Mozambique has a diverse community of Muslims; the vast majority are Sunni and Sufism, the most extended practice. The two national organizations are the Islamic Council of Mozambique (ICM), based in the south of the country and controlled mostly by Indian, Pakistani and mix race people. ICM has a close relationship with government party FRELIMO however, on the other side is the Islamic Congress of Mozambique, based in the North and represent a more “local” version of Islam, deeply rooted in the Swahili tradition that maintain customary indigenous traditions.
The people in Cabo Delgado belong to a diversity of ethnic groups, among them the Makonde (mainly Christians) and the Mwani (mainly Muslims) from the coast who have had a long-standing feeling of marginalization and discrimination by the Makonde and the GOM. The conflict between Makonde and Mwani has deep roots in history, ethnicity, religion and political affiliation, all those factors are expressed in a profound discontent among the Mwani and other Muslim communities. The old RENAMO-FRELIMO conflict emerges periodically among the Makonde supporters of FRELIMO and Mwani supporting RENAMO.
Even the colonial Portuguese and later the revolutionary FRELIMO strongly combated “tribalism”, “superstitions” and “obscurantism”, as they labeled the customary practices, those are still present in social and political life in Northern Mozambique.

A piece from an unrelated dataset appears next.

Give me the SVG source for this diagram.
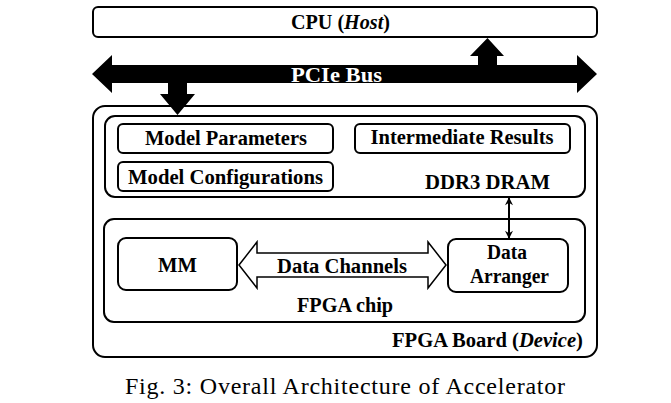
<svg xmlns="http://www.w3.org/2000/svg" width="671" height="403" viewBox="0 0 671 403">
<style>
.box{fill:none;stroke:#000;stroke-width:2}
.wbox{fill:#fff;stroke:#000;stroke-width:2}
.lbl{font-family:"Times New Roman","Liberation Serif",Times,serif;font-weight:bold;font-size:20px;fill:#000;text-anchor:middle}
.bus{font-family:"Times New Roman","Liberation Serif",Times,serif;font-weight:bold;font-size:20px;fill:#fff;text-anchor:middle}
.cap{font-family:"Times New Roman","Liberation Serif",Times,serif;font-size:24px;fill:#000;text-anchor:middle}
</style>
<defs>
<marker id="ah" viewBox="0 0 10 10" refX="9" refY="5" markerWidth="9" markerHeight="8" orient="auto-start-reverse" markerUnits="userSpaceOnUse">
<path d="M0,0 L10,5 L0,10 L3,5 Z" fill="#000"/>
</marker>
</defs>
<rect width="671" height="403" fill="#fff"/>
<g id="cpu">
<rect class="wbox" x="93" y="7" width="504" height="30" rx="5"/>
<text class="lbl" x="340.5" y="29" textLength="99" lengthAdjust="spacingAndGlyphs">CPU (<tspan font-style="italic">Host</tspan>)</text>
</g>
<g id="fpga-board">
<rect class="box" x="93" y="106" width="504" height="251" rx="12"/>
<text class="lbl" x="487.5" y="347" textLength="191" lengthAdjust="spacingAndGlyphs">FPGA Board (<tspan font-style="italic">Device</tspan>)</text>
</g>
<g id="ddr3-dram">
<rect class="box" x="105" y="116" width="480" height="81" rx="10"/>
<text class="lbl" x="487.5" y="189" textLength="125" lengthAdjust="spacingAndGlyphs">DDR3 DRAM</text>
</g>
<g id="model-parameters">
<rect class="box" x="118" y="124" width="215" height="29" rx="5"/>
<text class="lbl" x="226" y="145" textLength="162" lengthAdjust="spacingAndGlyphs">Model Parameters</text>
</g>
<g id="model-configurations">
<rect class="box" x="118" y="162" width="215" height="29" rx="5"/>
<text class="lbl" x="225.5" y="184" textLength="195" lengthAdjust="spacingAndGlyphs">Model Configurations</text>
</g>
<g id="intermediate-results">
<rect class="box" x="355" y="124" width="215" height="29" rx="5"/>
<text class="lbl" x="462" y="144" textLength="183" lengthAdjust="spacingAndGlyphs">Intermediate Results</text>
</g>
<g id="fpga-chip">
<rect class="box" x="104" y="219" width="481" height="103" rx="10"/>
<text class="lbl" x="345" y="312" textLength="96" lengthAdjust="spacingAndGlyphs">FPGA chip</text>
</g>
<g id="mm">
<rect class="box" x="118" y="238" width="119" height="52" rx="8"/>
<text class="lbl" x="177.5" y="272" textLength="39" lengthAdjust="spacingAndGlyphs">MM</text>
</g>
<g id="data-arranger">
<rect class="box" x="448" y="239" width="120" height="53" rx="8"/>
<text class="lbl" x="507" y="259" textLength="40" lengthAdjust="spacingAndGlyphs">Data</text>
<text class="lbl" x="509.5" y="283" textLength="79" lengthAdjust="spacingAndGlyphs">Arranger</text>
</g>
<g id="connectors">
<path id="pcie-bus" fill="#000" d="M92,74 L112,55 L112,65 L478,65 L478,56 L470,56 L487.5,38 L504,56 L497,56 L497,65 L577,65 L577,55 L597,74 L577,93 L577,83 L187,83 L187,94 L195,94 L177.5,115 L160,94 L168,94 L168,83 L112,83 L112,93 Z"/>
<text class="bus" x="336.5" y="82" textLength="91" lengthAdjust="spacingAndGlyphs">PCIe Bus</text>
<path id="data-channels" fill="#fff" stroke="#000" stroke-width="1.5" stroke-linejoin="miter" d="M239,265 L257,242 L257,253 L428,253 L428,242 L446,265 L428,288 L428,277 L257,277 L257,288 Z"/>
<text class="lbl" x="342" y="273" textLength="130" lengthAdjust="spacingAndGlyphs">Data Channels</text>
<line id="ddr-arranger" x1="509" y1="198" x2="509" y2="238" stroke="#000" stroke-width="2" marker-start="url(#ah)" marker-end="url(#ah)"/>
</g>
<text class="cap" x="345" y="394" textLength="440" lengthAdjust="spacing">Fig. 3: Overall Architecture of Accelerator</text>
</svg>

The lack of GOM investments in services like schools, no job opportunities made many young Muslims attracted to extremist narratives that are based on the logic of "us" against "them". For example, in the North coastal areas, like Palma, the state absence is also perceived in the property rights disputes, that lead to land expropriation by the GOM to favor large foreign investments on extractive industry, fueling the feeling of exclusion among Mwani and generating an increasing anti-Americanism sentiment.

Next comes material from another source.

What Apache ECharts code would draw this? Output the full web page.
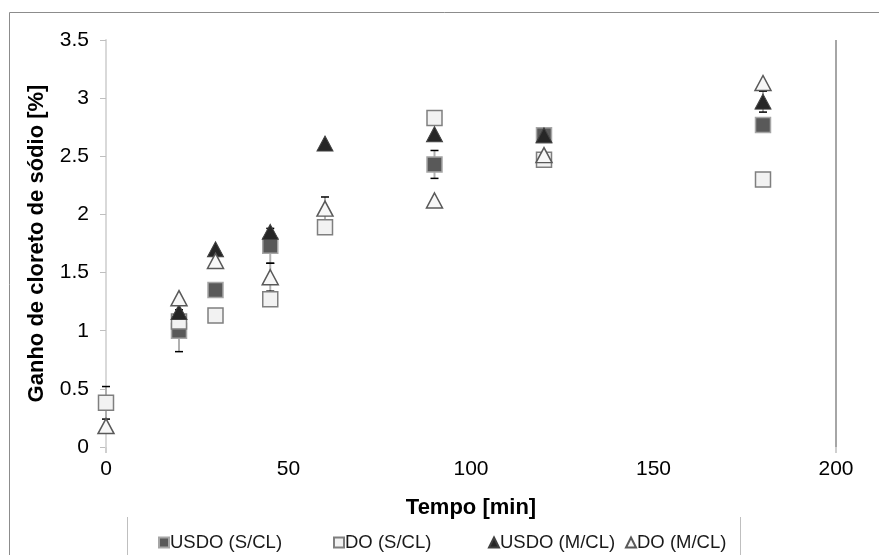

Since 2014 young activists in Cabo Delgado, some of them just returning from study abroad, started to challenge the teachings and practice of Islam and accused traditional muslin leaders to practice a wrong and corrupt version of Islam. Those young activists developed separate Mosques and started to teach a more conservative Salafist Islam.Tension between the young emerging Salafists and the traditional Sufi leaders were increasing until finally violence did outbreak in 2015 and a series of attacks to communities, government facilities and private businesses, that left around 300 dead, thousands of displaced people and an immense economic loss. The GOM reacted through implementing a very harsh repression in the region causing more pain and suffering. Serious violations of Human Rights were denounced, hundreds of individuals were arrested, 189 accused persons were brought to trial that are not conducted with transparency or due diligence.

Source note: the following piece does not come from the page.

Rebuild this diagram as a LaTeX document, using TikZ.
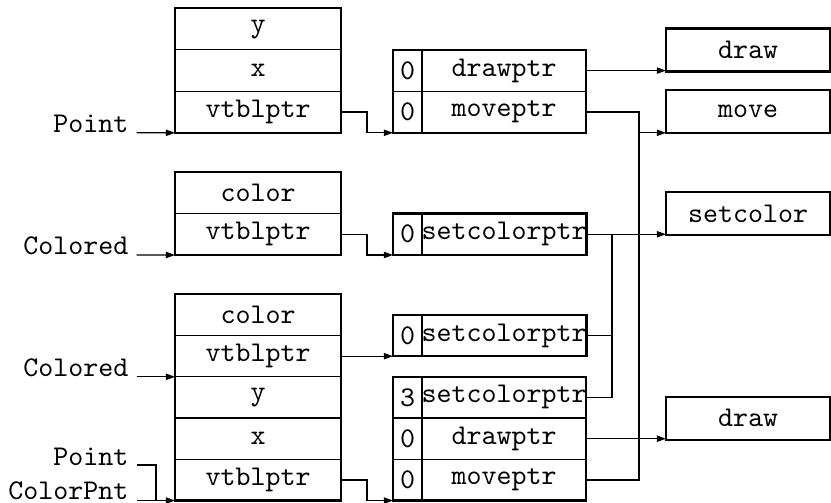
\documentclass[tikz,border=0pt]{standalone}
\usepackage[OT1,TU]{fontenc}
\usetikzlibrary{arrows.meta}
\newcommand{\cmttfont}{\fontencoding{OT1}\fontfamily{cmtt}\selectfont}
\begin{document}
\begin{tikzpicture}[x=0.35pt,y=-0.35pt,
  cell/.style={draw,line width=0.4pt,inner sep=0pt,outer sep=0pt,font=\cmttfont},
  hA/.style={minimum height={41.5*0.35pt}},
  hB/.style={minimum height={41.25*0.35pt}},
  ocell/.style={cell,minimum width={166*0.35pt}},
  icell/.style={cell,minimum width={29*0.35pt}},
  pcell/.style={cell,minimum width={164*0.35pt}},
  frame/.style={draw,line width=0.75pt},
  fbox/.style={draw,line width=0.75pt,inner sep=0pt,outer sep=0pt,
    minimum width={164*0.35pt},minimum height={43*0.35pt},
    font=\cmttfont,anchor=south west},
  lbl/.style={inner sep=0pt,anchor=base east,font=\cmttfont},
  conn/.style={line width=0.4pt},
  arr/.style={conn,-{Triangle[length=3.2pt,width=2.2pt]}}
]
\useasboundingbox (0,0) rectangle (831,502);

% Point object
\node[ocell,hA] (po1) at (258,29.05) {y};
\node[ocell,hA] (po2) at (258,70.55) {x};
\node[ocell,hA] (po3) at (258,112.05) {vtblptr};
\draw[frame] (po1.north west) rectangle (po3.south east);

% Point vtable
\node[icell,hA] (pvi1) at (407.5,70.55) {0};
\node[pcell,hA] (pvd) at (504,70.55) {drawptr};
\node[icell,hA] (pvi2) at (407.5,112.05) {0};
\node[pcell,hA] (pvm) at (504,112.05) {moveptr};
\draw[frame] (pvi1.north west) rectangle (pvm.south east);

% Colored object
\node[ocell,hA] (co1) at (258,192.75) {color};
\node[ocell,hA] (co2) at (258,234.25) {vtblptr};
\draw[frame] (co1.north west) rectangle (co2.south east);

% Colored vtable
\node[icell,hA] (cvi) at (407.5,234.25) {0};
\node[pcell,hA] (cvs) at (504,234.25) {setcolorptr};
\draw[frame] (cvi.north west) rectangle (cvs.south east);

% ColorPnt object
\node[ocell,hB] (cp1) at (258,314.925) {color};
\node[ocell,hB] (cp2) at (258,356.175) {vtblptr};
\node[ocell,hB] (cp3) at (258,397.425) {y};
\node[ocell,hB] (cp4) at (258,438.675) {x};
\node[ocell,hB] (cp5) at (258,479.925) {vtblptr};
\draw[frame] (cp1.north west) rectangle (cp5.south east);

% ColorPnt Colored-part vtable
\node[icell,hA] (ccvi) at (407.5,335.45) {0};
\node[pcell,hA] (ccvs) at (504,335.45) {setcolorptr};
\draw[frame] (ccvi.north west) rectangle (ccvs.south east);

% ColorPnt vtable
\node[icell,hB] (cpvi1) at (407.5,397.425) {3};
\node[pcell,hB] (cpvs) at (504,397.425) {setcolorptr};
\node[icell,hB] (cpvi2) at (407.5,438.675) {0};
\node[pcell,hB] (cpvd) at (504,438.675) {drawptr};
\node[icell,hB] (cpvi3) at (407.5,479.925) {0};
\node[pcell,hB] (cpvm) at (504,479.925) {moveptr};
\draw[frame] (cpvi1.north west) rectangle (cpvm.south east);

% function boxes
\node[fbox] (fdraw) at (666,71.55) {draw};
\node[fbox] (fmove) at (666,132.8) {move};
\node[fbox] (fsetc) at (666,235.25) {setcolor};
\node[fbox] (fdraw2) at (666,439.7) {draw};

% labels
\node[lbl] (lPoint) at (129,132.3) {Point};
\node[lbl] (lColored) at (129,254.5) {Colored};
\node[lbl] (lColored2) at (129,376.3) {Colored};
\node[lbl] (lPoint2) at (129,465) {Point};
\node[lbl] (lColorPnt) at (129,499.3) {ColorPnt};

% free ends and bend columns
\coordinate (sP) at (136.5,132.8);
\coordinate (sC) at (136.5,255);
\coordinate (sC2) at (136.5,376.8);
\coordinate (sP2) at (137,465);
\coordinate (sCP) at (136.5,500.55);
\coordinate (bx1) at (639,0);
\coordinate (bx2) at (612,0);

% label arrows
\draw[arr] (sP) -- (po3.south west);
\draw[arr] (sC) -- (co2.south west);
\draw[arr] (sC2) -- (sC2 -| cp3.west);
\draw[arr] (sCP) -- (cp5.south west);
\draw[conn] (sP2) -- ++(19,0) coordinate (kP2) -- (kP2 |- sCP);

% object to vtable
\draw[arr] (po3.east) -- ++(26,0) |- (pvi2.south west);
\draw[arr] (co2.east) -- ++(26,0) |- (cvi.south west);
\draw[arr] (cp2.east) -- (cp2.east -| ccvi.west);
\draw[arr] (cp5.east) -- ++(26,0) |- (cpvi3.south west);

% vtable to functions
\draw[arr] (pvd.east) -- (pvd.east -| fdraw.west);
\draw[conn] (pvm.east) -| (bx1 |- cpvm.east) -- (cpvm.east);
\draw[arr] (bx1 |- fmove.south west) -- (fmove.south west);
\draw[arr] (cvs.east) -- (cvs.east -| fsetc.west);
\draw[conn] (cvs.east -| bx2) |- (cpvs.east);
\draw[conn] (ccvs.east) -- (ccvs.east -| bx2);
\draw[arr] (cpvd.east) -- (cpvd.east -| fdraw2.west);
\end{tikzpicture}
\end{document}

After an initial period of surprise more information about Al Sunna started to emerge. The group expressed a typical narrative and ways to operate among radical Islam movements in Africa, rejection to State institutions, formal education and healthcare, state taxes and other state authority, and promoting the Sharia law. They have been accused of utilizing terror acts as propaganda and exploiting vulnerable populations that have been victims of social and economic marginalization by the GOM to expand their influence. As a clandestine movement they did not need to communicate to the media their grievances or disclose who specifically was leading the movement. This phase was and it will continue to be maintained at the local level. The local people know well these young Jihadists because mostly are coming from within these communities, and their message has resonated within new mosques. A brief communication from the Islamic State acknowledged Al Sunna as “…soldiers of the Caliphate”, after last July 6, 2019 attack to a military post in Nangade, may explain some changes in the ASWJ strategy, moving to more selective targets and not pursuing much attacks to civil populations. ASWJ did lose great number of its members and important cadres from its leadership, but the group continues to show resilience and maintain a strong foothold within the region.